L'eremita di Sant'Elia appare scortato da cinque cagnetti, mezzo sigaro tra le mani e il panama in testa. «Prego, entrate pure», dice con tono cortese. Lo sguardo circospetto resta al di là del grosso cancello di ferro rosso mangiato dalla ruggine: è il confine di questo pezzetto di mondo dimenticato da Dio. Dove la città sotto occhi e piedi regala un senso di onnipotenza e l'unica voce che si sente è quella del vento che s'incastra tra le foglie di un fico. «Meglio stare solo che con certa gente»: sentenzia Luigi Pili, 76 anni, ex impiegato delle poste, ex sassofonista, ex cantante, scultore e custode di questo lembo di paradiso finito tra le mani dei legali.

Santi e ricordi – Bisogna imboccare via Giovanni Manurita e andare oltre. Oltre le discariche che s'impongono allo sguardo rendendo discontinuo il panorama così bello che commuove, e arrampicarsi in questa stradina fantasma sino a quando inizia a faticare anche il segnale del cellulare. In cima al colle Sant'Ignazio c'è Luigi: un incrocio tra Hemingway e un lupo di mare, ma lui pesca solo ricordi. Tutti riposti dentro un baule, tra centinaia di vecchie foto che testimoniano una vita piena. «Sono arrivato qui con mia madre, nel 1956. Faceva la materassaia, era veneta, cresciuta tra le montagne. Come vide questo posto disabitato si innamorò e non se ne volle più andare». Una striscia di terra di circa seicento metri quadri, con un vecchio rudere, senza tetto, né acqua ed elettricità. Col tempo sono arrivate porte, soffitto e le immagini dei santi alle pareti. «Non vado in chiesa ma prego ogni giorno. Mica è una vergogna». Due grandi Cristi in croce appesi in cucina anticipano i religiosi disseminati nelle altre stanze; in cortile c'è una rappresentazione della maternità, partorita dalle sue mani sapienti. «Scultore per hobby», precisa. «Ci ho sempre rimesso, mai guadagnato una lira».

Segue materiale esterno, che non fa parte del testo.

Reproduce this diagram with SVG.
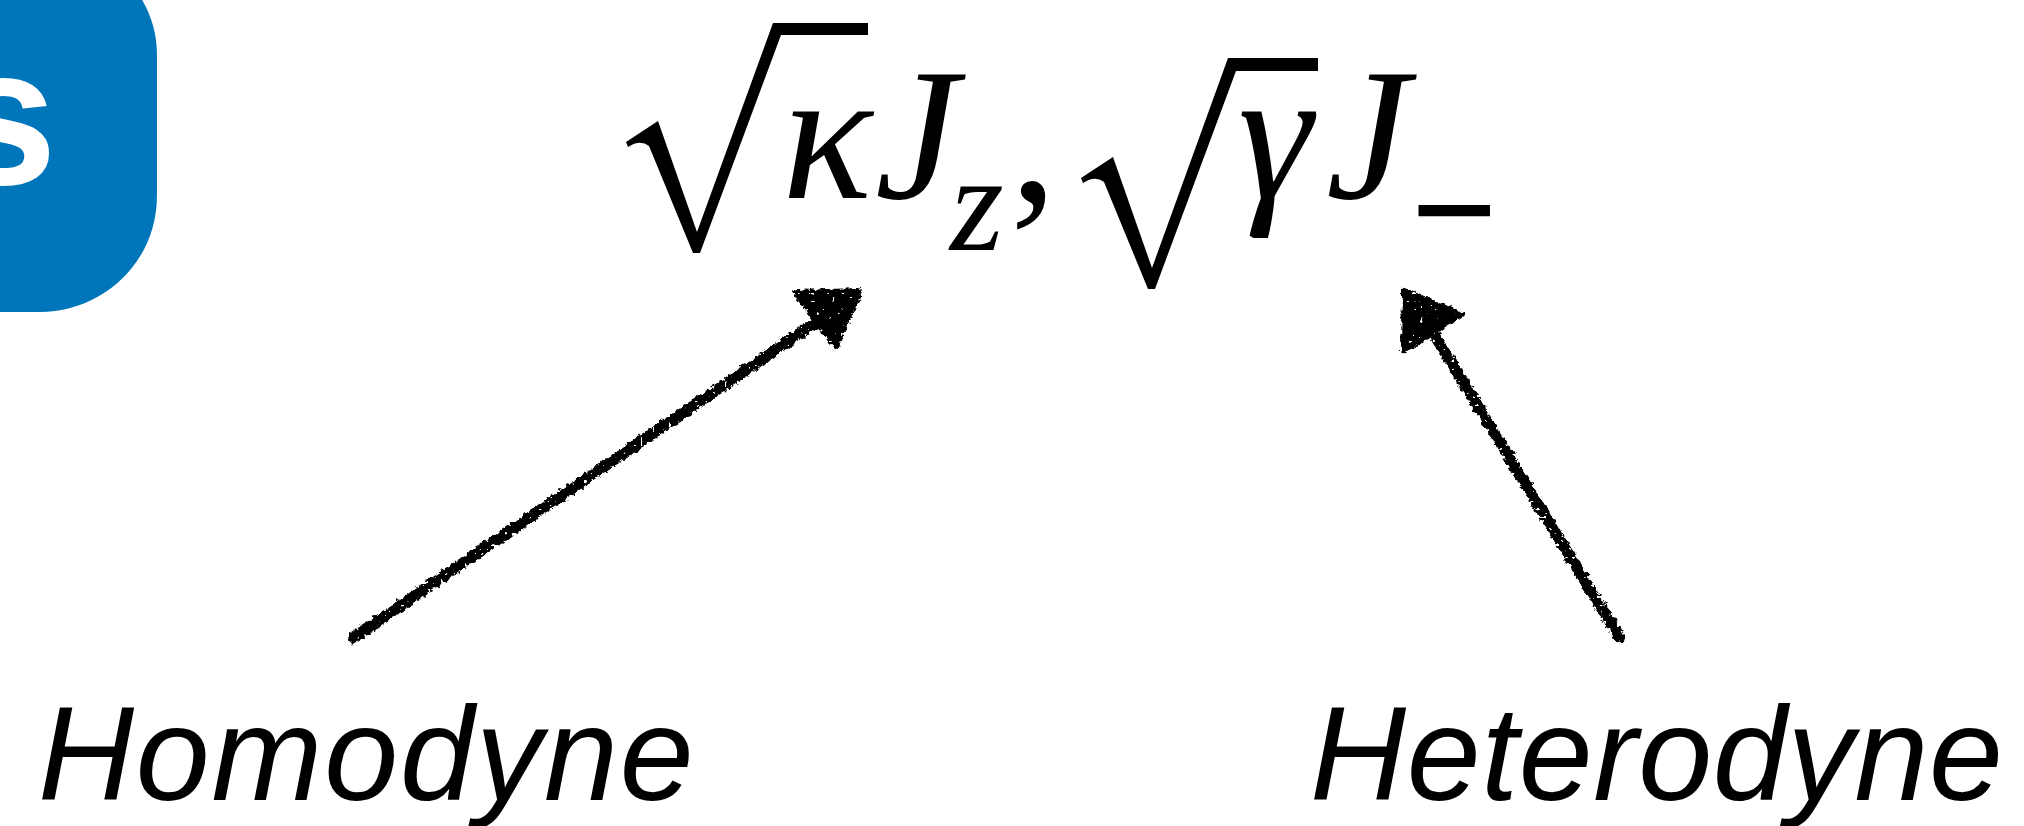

Dal palco alla posta – Gli s'illuminano gli occhi quando torna indietro con la mente. Sino alla parentesi trascorsa con "I Profeti". Siamo a metà anni Sessanta, a Milano: all'ombra della Madonnina si forma il gruppo che esordisce con "Bambina sola", il primo 45 giri che tra i testi porta persino la firma di Battisti. «Quando Renato (Brioschi, il leader) fu chiamato a fare il militare, lo sostituii per diciotto mesi». Dal tetto del capoluogo sardo al successo nel cuore lombardo: «Cantavo e suonavo il sax. Scrissi anche "Gli occhi verdi dell'amore", cover italiana di un successo internazionale. Con la mia canzone vinsero il Cantagiro, sezione nuove promesse, ma non essendo iscritto alla Siae il mio nome non appare». I sogni di gloria finiscono in fretta. Torna a casa, in cima al colle che sovrasta Cagliari, e inizia lavorare alle poste, «come responsabile della qualità, ma sino a quando ho potuto ho continuato a suonare».

Sotto sfratto - Oggi - pensione a parte - gli è rimasto solo il "suo pezzo" di mondo che comprende anche una grotta. Al soffitto ha appeso le lampade a batteria, e un ventilatore stile Casablanca. Frammenti di un'esistenza vissuta ai confini con l'umanità, salvo visite saltuarie, e che ora esige il conto. Nel 2003 il Comando militare si è ricordato di questa lingua di terra: ha chiesto prima il pagamento degli affitti non corrisposti, poi di rientrare in possesso dell'area. Dopo circa vent'anni di guerra legale, l'eremita con il Panama in testa ha ricevuto lo sfratto esecutivo. «Qui c'è tutta la mia vita, mi si spezza il cuore all'idea di dovermene andare». E allora sembra quasi vederlo mentre prepara le sue cose e cammina nella notte, perché ormai non dorme più.